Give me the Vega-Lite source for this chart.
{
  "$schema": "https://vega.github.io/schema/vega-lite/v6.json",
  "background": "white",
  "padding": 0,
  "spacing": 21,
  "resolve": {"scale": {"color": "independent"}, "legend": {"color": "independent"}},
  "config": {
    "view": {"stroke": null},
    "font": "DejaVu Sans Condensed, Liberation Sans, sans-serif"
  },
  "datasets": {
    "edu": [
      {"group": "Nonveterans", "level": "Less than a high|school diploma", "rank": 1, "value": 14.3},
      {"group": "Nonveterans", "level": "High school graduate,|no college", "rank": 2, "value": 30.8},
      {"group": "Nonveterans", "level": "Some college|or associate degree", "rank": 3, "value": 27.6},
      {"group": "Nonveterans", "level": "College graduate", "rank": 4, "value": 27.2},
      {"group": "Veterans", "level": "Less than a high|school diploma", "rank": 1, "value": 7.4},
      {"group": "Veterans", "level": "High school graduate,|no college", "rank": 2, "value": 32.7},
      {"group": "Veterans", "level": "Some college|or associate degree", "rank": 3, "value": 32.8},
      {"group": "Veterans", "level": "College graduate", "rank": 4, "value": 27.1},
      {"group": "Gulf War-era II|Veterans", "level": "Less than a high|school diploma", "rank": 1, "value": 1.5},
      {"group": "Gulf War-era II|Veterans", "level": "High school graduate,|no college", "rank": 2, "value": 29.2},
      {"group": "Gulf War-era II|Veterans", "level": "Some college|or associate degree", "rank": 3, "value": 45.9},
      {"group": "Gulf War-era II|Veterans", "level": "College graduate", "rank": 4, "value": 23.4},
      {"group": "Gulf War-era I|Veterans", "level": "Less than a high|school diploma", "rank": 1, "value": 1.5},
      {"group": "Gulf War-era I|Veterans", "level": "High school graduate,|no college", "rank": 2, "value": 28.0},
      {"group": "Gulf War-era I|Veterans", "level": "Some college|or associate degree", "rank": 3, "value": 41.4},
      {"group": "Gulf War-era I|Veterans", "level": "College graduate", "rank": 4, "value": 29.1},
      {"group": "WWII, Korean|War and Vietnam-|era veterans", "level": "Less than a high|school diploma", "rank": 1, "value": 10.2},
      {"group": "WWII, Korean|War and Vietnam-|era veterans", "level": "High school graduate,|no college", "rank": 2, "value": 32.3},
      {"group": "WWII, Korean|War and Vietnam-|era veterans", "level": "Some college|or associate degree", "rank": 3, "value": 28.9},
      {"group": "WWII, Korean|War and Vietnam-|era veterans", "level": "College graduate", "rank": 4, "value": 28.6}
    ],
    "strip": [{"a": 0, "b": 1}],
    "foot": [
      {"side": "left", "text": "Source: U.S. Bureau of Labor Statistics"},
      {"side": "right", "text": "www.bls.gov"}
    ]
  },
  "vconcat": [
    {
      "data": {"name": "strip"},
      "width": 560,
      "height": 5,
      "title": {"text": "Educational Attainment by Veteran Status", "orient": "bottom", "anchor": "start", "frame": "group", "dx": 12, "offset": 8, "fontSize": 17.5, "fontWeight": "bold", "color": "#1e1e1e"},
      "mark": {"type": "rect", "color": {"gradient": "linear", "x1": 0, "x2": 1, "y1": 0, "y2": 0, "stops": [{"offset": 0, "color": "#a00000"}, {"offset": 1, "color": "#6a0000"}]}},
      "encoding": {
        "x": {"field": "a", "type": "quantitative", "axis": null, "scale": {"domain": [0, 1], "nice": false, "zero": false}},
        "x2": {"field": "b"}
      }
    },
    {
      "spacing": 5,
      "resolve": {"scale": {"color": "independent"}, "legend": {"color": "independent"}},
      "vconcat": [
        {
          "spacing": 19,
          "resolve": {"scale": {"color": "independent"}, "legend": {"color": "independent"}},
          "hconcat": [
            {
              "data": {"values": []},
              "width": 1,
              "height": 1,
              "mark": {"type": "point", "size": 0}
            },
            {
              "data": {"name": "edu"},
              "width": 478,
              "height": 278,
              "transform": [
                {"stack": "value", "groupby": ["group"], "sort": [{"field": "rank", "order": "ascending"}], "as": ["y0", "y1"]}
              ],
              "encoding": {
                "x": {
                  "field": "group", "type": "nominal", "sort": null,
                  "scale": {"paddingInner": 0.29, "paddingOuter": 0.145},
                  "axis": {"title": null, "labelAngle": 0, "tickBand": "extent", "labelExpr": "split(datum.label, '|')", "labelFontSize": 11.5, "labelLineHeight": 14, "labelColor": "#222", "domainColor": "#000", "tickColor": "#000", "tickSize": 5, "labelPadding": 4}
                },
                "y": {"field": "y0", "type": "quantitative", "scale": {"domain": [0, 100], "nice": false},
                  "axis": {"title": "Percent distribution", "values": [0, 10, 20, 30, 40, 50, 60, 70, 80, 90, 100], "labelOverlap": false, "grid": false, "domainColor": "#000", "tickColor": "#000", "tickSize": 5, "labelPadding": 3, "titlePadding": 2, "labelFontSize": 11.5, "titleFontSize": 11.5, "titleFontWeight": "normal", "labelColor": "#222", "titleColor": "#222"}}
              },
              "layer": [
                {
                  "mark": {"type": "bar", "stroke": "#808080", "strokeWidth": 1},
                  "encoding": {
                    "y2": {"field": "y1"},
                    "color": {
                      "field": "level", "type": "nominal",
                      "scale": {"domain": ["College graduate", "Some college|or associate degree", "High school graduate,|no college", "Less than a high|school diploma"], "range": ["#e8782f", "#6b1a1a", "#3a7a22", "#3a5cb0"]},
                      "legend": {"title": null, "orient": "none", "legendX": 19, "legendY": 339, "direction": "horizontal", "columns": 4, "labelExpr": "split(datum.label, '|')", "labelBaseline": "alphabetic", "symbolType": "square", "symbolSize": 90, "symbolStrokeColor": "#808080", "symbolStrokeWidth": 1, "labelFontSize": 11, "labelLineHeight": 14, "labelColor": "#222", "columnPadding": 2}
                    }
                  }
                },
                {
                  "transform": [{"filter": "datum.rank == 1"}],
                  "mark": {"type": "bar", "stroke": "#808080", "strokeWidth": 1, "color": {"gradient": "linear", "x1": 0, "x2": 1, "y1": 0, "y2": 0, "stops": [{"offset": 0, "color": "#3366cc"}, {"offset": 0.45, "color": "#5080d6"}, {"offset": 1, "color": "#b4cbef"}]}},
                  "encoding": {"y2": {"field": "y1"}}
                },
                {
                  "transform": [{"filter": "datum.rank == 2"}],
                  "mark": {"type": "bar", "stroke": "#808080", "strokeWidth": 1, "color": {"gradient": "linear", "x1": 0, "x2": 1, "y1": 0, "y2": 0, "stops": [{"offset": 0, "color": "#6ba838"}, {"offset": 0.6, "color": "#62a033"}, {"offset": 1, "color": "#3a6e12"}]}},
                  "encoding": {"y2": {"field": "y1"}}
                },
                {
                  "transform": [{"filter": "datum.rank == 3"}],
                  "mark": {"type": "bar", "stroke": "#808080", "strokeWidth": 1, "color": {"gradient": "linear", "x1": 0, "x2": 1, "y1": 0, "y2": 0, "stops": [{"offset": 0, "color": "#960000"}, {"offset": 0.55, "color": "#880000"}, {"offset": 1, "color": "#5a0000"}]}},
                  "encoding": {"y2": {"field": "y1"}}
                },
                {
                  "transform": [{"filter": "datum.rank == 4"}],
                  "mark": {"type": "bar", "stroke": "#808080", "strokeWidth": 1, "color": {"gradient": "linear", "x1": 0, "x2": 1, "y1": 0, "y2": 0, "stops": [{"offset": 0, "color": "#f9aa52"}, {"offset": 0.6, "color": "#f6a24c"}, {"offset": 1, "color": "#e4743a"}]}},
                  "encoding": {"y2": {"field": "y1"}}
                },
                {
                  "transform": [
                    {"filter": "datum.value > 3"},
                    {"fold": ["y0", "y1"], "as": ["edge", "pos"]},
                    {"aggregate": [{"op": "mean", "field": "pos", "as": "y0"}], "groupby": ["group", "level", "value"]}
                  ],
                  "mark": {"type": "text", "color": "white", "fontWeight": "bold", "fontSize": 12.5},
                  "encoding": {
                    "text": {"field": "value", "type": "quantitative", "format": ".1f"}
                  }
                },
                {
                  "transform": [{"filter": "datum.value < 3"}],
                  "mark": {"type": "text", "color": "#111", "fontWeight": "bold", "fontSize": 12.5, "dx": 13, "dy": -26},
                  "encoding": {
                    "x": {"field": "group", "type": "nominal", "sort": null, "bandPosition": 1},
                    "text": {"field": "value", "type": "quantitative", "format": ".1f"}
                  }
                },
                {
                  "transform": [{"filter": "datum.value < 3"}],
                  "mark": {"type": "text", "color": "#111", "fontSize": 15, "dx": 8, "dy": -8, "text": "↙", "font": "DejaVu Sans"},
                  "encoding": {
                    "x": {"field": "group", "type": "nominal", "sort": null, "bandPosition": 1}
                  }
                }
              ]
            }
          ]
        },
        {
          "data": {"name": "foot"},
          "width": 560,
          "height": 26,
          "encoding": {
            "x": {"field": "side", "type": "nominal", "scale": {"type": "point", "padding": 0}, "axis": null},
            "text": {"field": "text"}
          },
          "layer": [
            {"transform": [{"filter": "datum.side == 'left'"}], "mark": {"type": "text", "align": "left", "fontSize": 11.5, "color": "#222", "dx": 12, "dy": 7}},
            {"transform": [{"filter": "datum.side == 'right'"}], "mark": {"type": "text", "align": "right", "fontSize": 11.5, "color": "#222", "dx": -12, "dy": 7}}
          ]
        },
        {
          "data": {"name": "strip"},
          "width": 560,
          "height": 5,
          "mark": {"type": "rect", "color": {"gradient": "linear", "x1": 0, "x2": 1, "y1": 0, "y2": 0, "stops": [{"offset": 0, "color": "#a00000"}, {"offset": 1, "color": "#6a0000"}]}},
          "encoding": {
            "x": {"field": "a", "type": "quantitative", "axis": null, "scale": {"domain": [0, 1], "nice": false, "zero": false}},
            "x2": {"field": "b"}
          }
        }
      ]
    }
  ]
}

□ □ □ □

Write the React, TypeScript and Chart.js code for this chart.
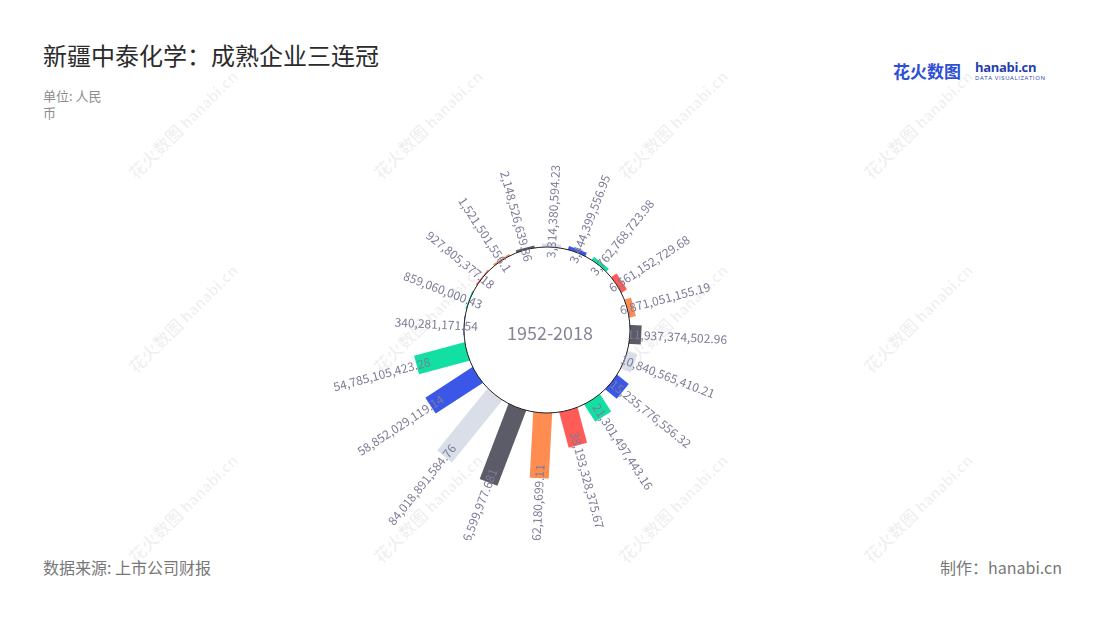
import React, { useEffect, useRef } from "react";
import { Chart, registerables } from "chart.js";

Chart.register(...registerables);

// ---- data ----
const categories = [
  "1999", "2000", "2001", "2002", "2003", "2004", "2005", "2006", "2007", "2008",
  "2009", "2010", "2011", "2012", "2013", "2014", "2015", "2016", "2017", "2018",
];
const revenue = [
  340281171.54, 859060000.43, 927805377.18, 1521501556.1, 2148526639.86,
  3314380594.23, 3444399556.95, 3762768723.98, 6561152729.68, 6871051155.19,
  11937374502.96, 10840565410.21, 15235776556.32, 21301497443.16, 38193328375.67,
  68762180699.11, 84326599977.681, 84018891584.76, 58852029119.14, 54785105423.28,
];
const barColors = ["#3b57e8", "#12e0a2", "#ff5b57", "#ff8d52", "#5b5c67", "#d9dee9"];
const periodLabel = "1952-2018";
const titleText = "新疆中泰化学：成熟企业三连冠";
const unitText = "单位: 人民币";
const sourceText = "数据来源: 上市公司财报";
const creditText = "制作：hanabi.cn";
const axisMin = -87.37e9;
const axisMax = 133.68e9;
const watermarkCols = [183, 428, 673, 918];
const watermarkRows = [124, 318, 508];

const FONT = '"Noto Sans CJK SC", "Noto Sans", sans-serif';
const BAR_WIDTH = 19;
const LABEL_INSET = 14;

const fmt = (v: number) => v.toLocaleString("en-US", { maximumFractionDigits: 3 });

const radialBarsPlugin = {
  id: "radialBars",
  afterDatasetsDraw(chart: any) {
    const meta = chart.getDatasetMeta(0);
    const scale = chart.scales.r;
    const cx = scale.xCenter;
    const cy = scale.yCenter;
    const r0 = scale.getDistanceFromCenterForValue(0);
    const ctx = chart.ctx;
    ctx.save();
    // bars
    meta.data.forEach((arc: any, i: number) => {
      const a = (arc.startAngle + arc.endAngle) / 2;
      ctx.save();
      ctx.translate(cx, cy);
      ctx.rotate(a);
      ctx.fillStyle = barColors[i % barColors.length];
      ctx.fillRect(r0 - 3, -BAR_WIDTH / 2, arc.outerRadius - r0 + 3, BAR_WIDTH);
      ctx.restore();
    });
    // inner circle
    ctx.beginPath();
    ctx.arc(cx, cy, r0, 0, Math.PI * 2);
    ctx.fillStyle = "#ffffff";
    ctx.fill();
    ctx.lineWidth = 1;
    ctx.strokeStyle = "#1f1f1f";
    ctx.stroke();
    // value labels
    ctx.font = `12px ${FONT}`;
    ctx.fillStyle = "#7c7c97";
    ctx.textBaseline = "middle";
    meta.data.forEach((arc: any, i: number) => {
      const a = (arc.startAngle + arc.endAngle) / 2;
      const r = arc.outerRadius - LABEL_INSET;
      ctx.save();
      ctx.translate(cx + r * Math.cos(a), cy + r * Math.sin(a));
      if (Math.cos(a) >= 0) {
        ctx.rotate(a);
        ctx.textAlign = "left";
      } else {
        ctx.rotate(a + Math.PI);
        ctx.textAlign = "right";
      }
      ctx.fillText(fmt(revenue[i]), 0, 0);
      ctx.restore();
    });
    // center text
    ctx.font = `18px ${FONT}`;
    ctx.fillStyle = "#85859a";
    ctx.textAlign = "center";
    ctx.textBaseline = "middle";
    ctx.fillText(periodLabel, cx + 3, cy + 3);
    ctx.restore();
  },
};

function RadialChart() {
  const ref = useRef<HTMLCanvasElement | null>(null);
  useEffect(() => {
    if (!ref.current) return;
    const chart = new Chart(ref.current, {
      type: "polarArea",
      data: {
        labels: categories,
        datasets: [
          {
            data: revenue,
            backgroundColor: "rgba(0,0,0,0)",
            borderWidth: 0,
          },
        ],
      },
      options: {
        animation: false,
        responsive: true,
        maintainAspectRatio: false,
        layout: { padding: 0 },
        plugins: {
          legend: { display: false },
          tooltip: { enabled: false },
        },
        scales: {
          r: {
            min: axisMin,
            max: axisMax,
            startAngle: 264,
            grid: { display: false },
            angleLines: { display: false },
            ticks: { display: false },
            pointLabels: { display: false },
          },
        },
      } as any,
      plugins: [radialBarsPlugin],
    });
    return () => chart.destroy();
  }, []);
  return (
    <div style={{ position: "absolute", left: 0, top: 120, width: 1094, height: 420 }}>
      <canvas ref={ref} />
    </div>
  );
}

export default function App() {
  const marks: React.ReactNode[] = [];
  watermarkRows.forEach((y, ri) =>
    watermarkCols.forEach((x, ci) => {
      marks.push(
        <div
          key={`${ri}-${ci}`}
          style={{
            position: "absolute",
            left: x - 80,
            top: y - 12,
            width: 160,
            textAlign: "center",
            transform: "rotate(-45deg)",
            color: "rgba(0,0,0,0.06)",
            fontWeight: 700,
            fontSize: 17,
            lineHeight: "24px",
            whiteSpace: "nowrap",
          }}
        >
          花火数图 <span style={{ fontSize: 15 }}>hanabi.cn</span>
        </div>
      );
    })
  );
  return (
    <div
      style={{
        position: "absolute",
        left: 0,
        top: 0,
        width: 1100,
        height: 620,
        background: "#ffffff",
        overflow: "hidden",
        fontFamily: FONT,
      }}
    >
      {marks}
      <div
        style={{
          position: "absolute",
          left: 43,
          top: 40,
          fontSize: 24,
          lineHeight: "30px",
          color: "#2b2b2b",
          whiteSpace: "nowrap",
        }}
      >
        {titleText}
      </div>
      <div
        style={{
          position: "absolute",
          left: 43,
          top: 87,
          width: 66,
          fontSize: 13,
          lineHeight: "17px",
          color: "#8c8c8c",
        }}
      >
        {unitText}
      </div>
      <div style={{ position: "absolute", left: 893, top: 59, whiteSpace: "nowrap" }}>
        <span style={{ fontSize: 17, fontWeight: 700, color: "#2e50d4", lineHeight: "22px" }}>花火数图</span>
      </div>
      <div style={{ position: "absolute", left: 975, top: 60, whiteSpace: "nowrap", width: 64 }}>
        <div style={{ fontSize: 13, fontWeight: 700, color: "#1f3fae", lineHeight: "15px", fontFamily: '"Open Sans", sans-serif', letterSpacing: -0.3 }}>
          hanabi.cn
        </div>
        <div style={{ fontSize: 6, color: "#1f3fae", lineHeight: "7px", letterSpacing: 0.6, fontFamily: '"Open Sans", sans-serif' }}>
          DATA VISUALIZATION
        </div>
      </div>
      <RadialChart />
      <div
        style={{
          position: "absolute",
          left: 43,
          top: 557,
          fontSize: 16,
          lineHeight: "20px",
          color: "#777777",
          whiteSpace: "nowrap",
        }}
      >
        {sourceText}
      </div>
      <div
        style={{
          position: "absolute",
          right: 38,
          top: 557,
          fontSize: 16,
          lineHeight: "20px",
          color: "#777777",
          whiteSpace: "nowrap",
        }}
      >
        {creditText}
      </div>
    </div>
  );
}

□ □ □ □

• Task: From the records above, extract the lines from the one holding "Write the React, TypeScript" through the one holding "Chart.register(...registerables);", word for word; omit the pictures.

• Problem solution:
Write the React, TypeScript and Chart.js code for this chart.
import React, { useEffect, useRef } from "react";
import { Chart, registerables } from "chart.js";

Chart.register(...registerables);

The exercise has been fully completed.